Week 5: Monday 12 – Friday 16 May

- Monday 12 May,
*Seminar*

Time and Room: 12 – 1, MS.04

Speaker:**David Loeffler**(Imperial)

Title: Computing automorphic forms for definite unitary groups

Abstract: "The problem of computing modular forms, which are the automorphic forms for the group GL(2), has been much studied, and there are now efficient algorithms for calculating the full space of modular forms of a given weight and level. But for automorphic forms on more general groups less is known. I shall outline the definition of automorphic forms on general reductive groups, and describe a particular class of groups (those that are compact at infinity) for which explicit calculations are possible. Then I will present an algorithm and some examples of the results for one such group, the definite unitary group U(3)."

**Tuesday 13 May – Wednesday 14 May,***Short Course*

Speaker:**Bill Hart**(Warwick)

Title: Introduction to Theta Functions

Times and Rooms: Tuesday 10 – 11, MS.04

Tuesday 12 – 1, MS.04

Wednesday 10 – 11, B3.03

Wednesday 12 – 1, B1.01

Abstract: Historically theta functions were defined as holomorphic functions with quasi-periodicity and were important in the study of the Jacobi elliptic functions. Riemann related the Jacobi theta function with zeta, establishing a functional equation for the latter. Hecke synthesized this approach in associating an integer weight modular form with an $L$-series. However, unlike the integral weight modular forms studied by Hecke, theta functions are modular forms of half integer weight. Weil promulgated the idea that the classical theta function of Jacobi should be viewed as an automorphic form on a 2-fold cover of the complex upper half plane. Shimura later clarified the link with $L$-series. Theta functions have been generalised to higher dimensions and their theory is important to the study of partitions, $L$-series, moduli spaces, abelian varieties, quadratic forms, moonshine, string theory, modular equations and a panoply of other problem areas. We will provide an all too brief account of some of the classical theory and modern interpretation and applications of theta functions.
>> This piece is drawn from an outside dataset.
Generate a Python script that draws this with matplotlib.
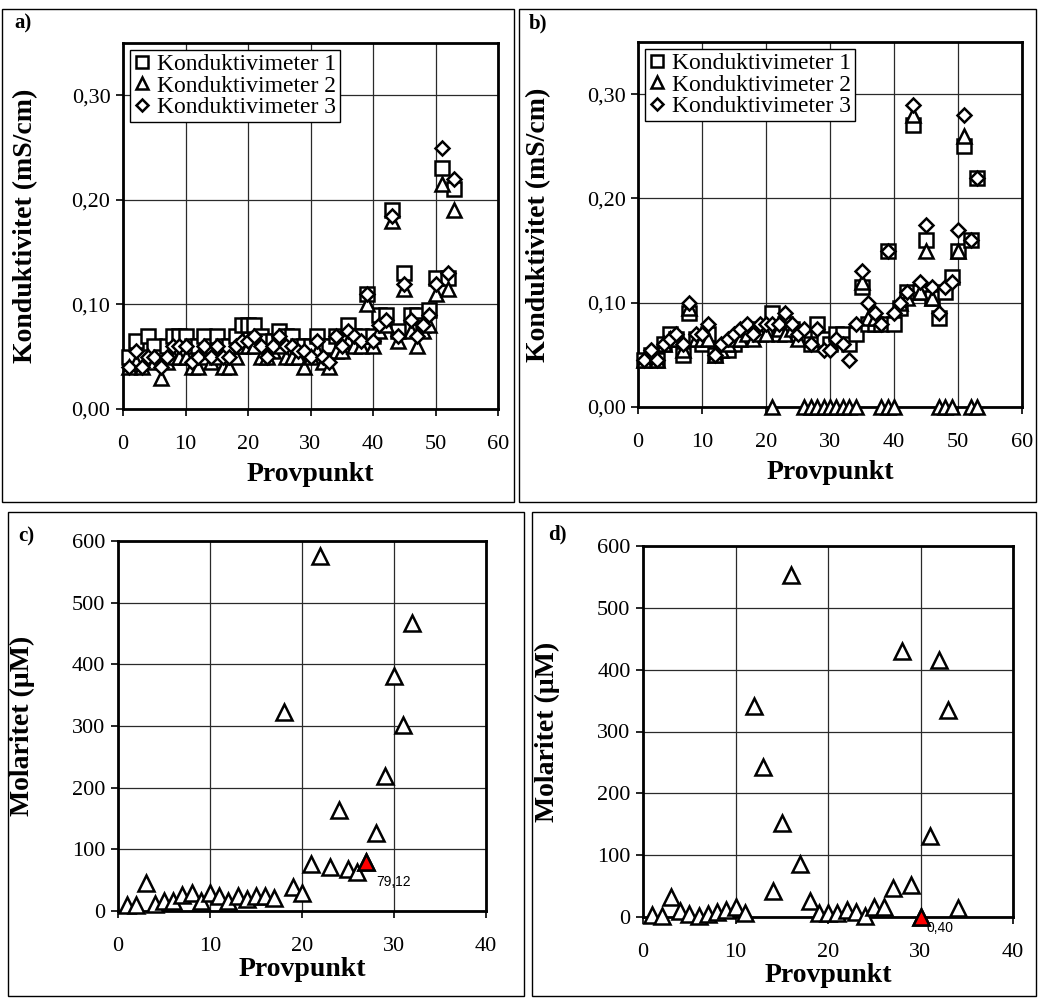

**Thursday 15 May,***Seminar*

Time and Room: 12 – 1, MS.04

Speaker:**Thotsaphon Thongjunthug**(Warwick)

Title: Computing a lower bound for the canonical height on ellliptic curves over number fields

Abstract: Computing a lower bound for the canonical height is one of crucial steps in determining a Mordell--Weil basis for an elliptic curve. In this seminar I will explain my recent work on extending an algorithm of Cremona and Siksek (2006) to compute such lower bound for any elliptic curves defined over more general number fields $K$. The talk will mainly focus on the case when $K$ is a totally real number field, where the algorithm is now successfully extended, together with some examples. Some current progress on the case when $K$ has a complex embedding will be also discussed.